The sharing of technology.
Some of my dearest and closest friends are other postmasters and system
admins. We can talk about pretty much anything until it come to their
technology and anti-spam techniques. From there, their eyes get squinty and
they start shifting in their seats.
I would really like to see a technology that does not have to be based on
"My secret anti-spam formula"
Will there be a mechanism or could there be one put into place that would
allow the sharing of information without it being exploited by spammers?
Surely this is a rhetorical question...
Regards,
Damon
-----Original Message-----
From: Hallam-Baker, Phillip [mailto:pbaker(_at_)verisign(_dot_)com]
Sent: Monday, March 10, 2003 11:50 AM
To: Sauer, Damon; 'Hadmut Danisch'
Cc: asrg(_at_)ietf(_dot_)org
Subject: RE: [Asrg] DCC and IP checksums
Keeping unique MD5's over the lifetime of the system is
impractical and
will eventually start encroaching on the "hammering distance"
issue.
Maybe for some, we have infrastructure that handles 6 billion
transactions on data sets of many Gb. So there is an existence
proof at least :-)
If there is a business model this type of scheme can be
deployed, my concern is that I would prefer we looked at
mechanisms that did not require such quantities of hardware.

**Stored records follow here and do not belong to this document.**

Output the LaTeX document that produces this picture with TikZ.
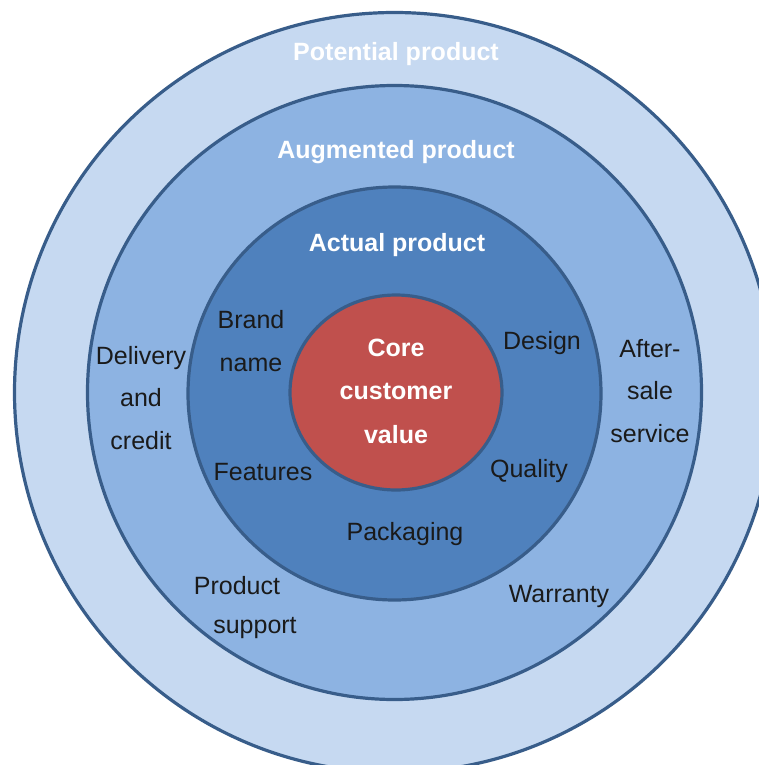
\documentclass[tikz,border=0pt]{standalone}
\usepackage{fontspec}
\setmainfont{Liberation Sans}
\definecolor{ringA}{HTML}{C6D9F1}
\definecolor{ringB}{HTML}{8DB3E2}
\definecolor{ringC}{HTML}{4F81BD}
\definecolor{corered}{HTML}{C0504D}
\definecolor{edgeblue}{HTML}{385D8A}
\definecolor{lbltext}{HTML}{1A1A1A}
\begin{document}
\begin{tikzpicture}[x=1pt,y=-1pt,
  ring/.style={draw=edgeblue, line width=3.2pt},
  title/.style={font=\fontsize{25}{30}\selectfont\bfseries, text=white, inner sep=0pt},
  lbl/.style={font=\fontsize{25}{42.5}\selectfont, text=lbltext, align=center, inner sep=0pt}]
\useasboundingbox (0,0) rectangle (759,765);
\clip (0,0) rectangle (759,765);
\fill[white] (0,0) rectangle (759,765);
\draw[ring, fill=ringA] (394.5,392.5) circle[radius=380pt];
\draw[ring, fill=ringB] (394.5,392.5) circle[radius=307pt];
\draw[ring, fill=ringC] (394.5,393.5) circle[radius=206.5pt];
\draw[ring, fill=corered] (396,392.5) ellipse[x radius=106pt, y radius=97.5pt];
\node[title] (pot) at (396,54) {Potential product};
\node[title] (aug) at (396,152) {Augmented product};
\node[title] (act) at (397,245) {Actual product};
\node[title, align=center, font=\fontsize{25}{43.5}\selectfont\bfseries] (core) at (396,391) {Core\\customer\\value};
\node[lbl] (brand) at (251,341) {Brand\\name};
\node[lbl] (design) at (542,343) {Design};
\node[lbl] (features) at (263,472) {Features};
\node[lbl] (quality) at (529,471) {Quality};
\node[lbl] (packaging) at (405,534) {Packaging};
\node[lbl] (delivery) at (141,398) {Delivery\\and\\credit};
\node[lbl] (after) at (650,391) {After-\\sale\\service};
\node[lbl] (product) at (237,586) {Product};
\node[lbl] (support) at (255,628) {support};
\node[lbl] (warranty) at (559,596) {Warranty};
\end{tikzpicture}
\end{document}
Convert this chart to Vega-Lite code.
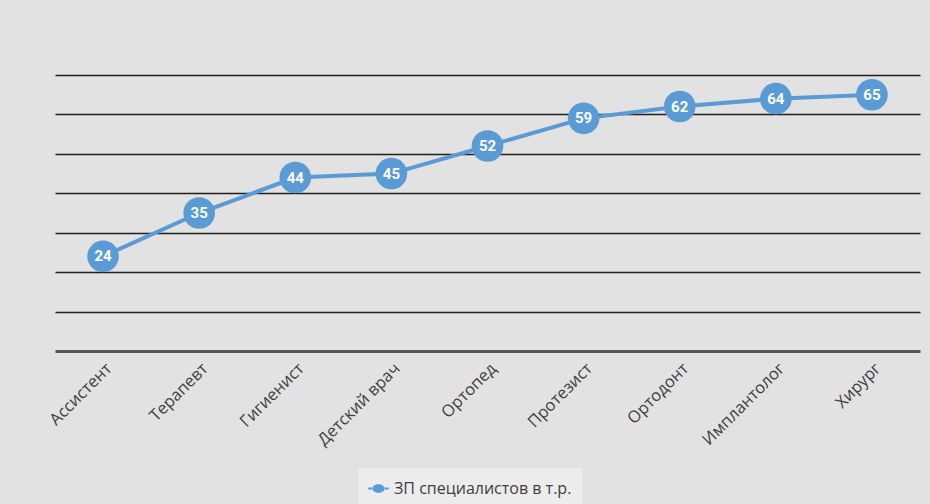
{
  "$schema": "https://vega.github.io/schema/vega-lite/v6.json",
  "width": 865,
  "height": 276,
  "autosize": {"type": "none"},
  "padding": {"left": 55, "top": 75, "right": 10, "bottom": 153},
  "background": "#e2e2e2",
  "config": {
    "view": {"stroke": null},
    "font": "Open Sans"
  },
  "data": {
    "values": [
      {"role": "Ассистент", "value": 24, "series": "ЗП специалистов в т.р."},
      {"role": "Терапевт", "value": 35, "series": "ЗП специалистов в т.р."},
      {"role": "Гигиенист", "value": 44, "series": "ЗП специалистов в т.р."},
      {"role": "Детский врач", "value": 45, "series": "ЗП специалистов в т.р."},
      {"role": "Ортопед", "value": 52, "series": "ЗП специалистов в т.р."},
      {"role": "Протезист", "value": 59, "series": "ЗП специалистов в т.р."},
      {"role": "Ортодонт", "value": 62, "series": "ЗП специалистов в т.р."},
      {"role": "Имплантолог", "value": 64, "series": "ЗП специалистов в т.р."},
      {"role": "Хирург", "value": 65, "series": "ЗП специалистов в т.р."}
    ]
  },
  "encoding": {
    "x": {
      "field": "role",
      "type": "nominal",
      "sort": null,
      "scale": {"type": "point", "padding": 0.5},
      "axis": {
        "title": null,
        "labelAngle": -45,
        "labelAlign": "right",
        "labelFontSize": 16.5,
        "labelColor": "#404040",
        "labelPadding": 9,
        "ticks": false,
        "domain": true,
        "domainColor": "#555555",
        "domainWidth": 3,
        "grid": false
      }
    },
    "y": {
      "field": "value",
      "type": "quantitative",
      "scale": {"domain": [0, 70], "nice": false},
      "axis": {
        "title": null,
        "labels": false,
        "ticks": false,
        "domain": false,
        "grid": true,
        "values": [10, 20, 30, 40, 50, 60, 70],
        "gridColor": "#1f1f1f",
        "gridWidth": 1.6
      }
    }
  },
  "layer": [
    {
      "mark": {"type": "line", "color": "#5b9bd5", "strokeWidth": 4}
    },
    {
      "mark": {"type": "circle", "size": 1000, "opacity": 1},
      "encoding": {
        "color": {
          "field": "series",
          "type": "nominal",
          "scale": {"range": ["#5b9bd5"]},
          "legend": {
            "title": null,
            "orient": "none",
            "legendX": 303,
            "legendY": 393,
            "padding": 10,
            "fillColor": "#ececec",
            "labelFontSize": 16,
            "labelLimit": 0,
            "labelColor": "#404040",
            "labelFont": "Open Sans",
            "symbolType": "M-1,-0.1H-0.55V0.1H-1Z M0.55,-0.1H1V0.1H0.55Z M-0.6,0A0.6,0.42 0 1,0 0.6,0A0.6,0.42 0 1,0 -0.6,0Z",
            "symbolSize": 420,
            "symbolFillColor": "#5b9bd5",
            "symbolStrokeColor": "#5b9bd5",
            "symbolStrokeWidth": 0,
            "symbolOpacity": 1,
            "labelOffset": 5
          }
        }
      }
    },
    {
      "mark": {
        "type": "text",
        "color": "white",
        "fontWeight": "bold",
        "fontSize": 15,
        "font": "Liberation Sans Narrow, Roboto, sans-serif",
        "baseline": "middle",
        "align": "center"
      },
      "encoding": {"text": {"field": "value", "type": "quantitative"}}
    }
  ]
}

Looking at the various spam gangs on the net there are
major differences in the level of sophistication. The
Nigerian gangs don't appear to have got much beyond working
out how to use CAPS LOCK. You can detect a risible proportion
of Nigerian letters simply by scanning for 'modalities of the
transaction'.
Rather than use an MD5 approach I would prefer to use
something that was rather more adaptive and reactive. The
spam senders can clearly react faster than we can turn out
standards. I think this is a case where Java or C# mobile
code approaches could have an application. This would allow
the fingerprint matching technology to evolve in response
to attempts to defeat it.
One of the features of the cricumvention technology is that
its use can provide some of the best spam indicators. For
example any subject line that has a string of whitespace and
random non text garbage appended at the end has a huge
probability of being spam.
If we get to the point where the only spam being sent is
being sent by a small number of offshore spam houses using
ever more convoluted tactics to defeat spam filtering
technology the business will start to shrink very quickly.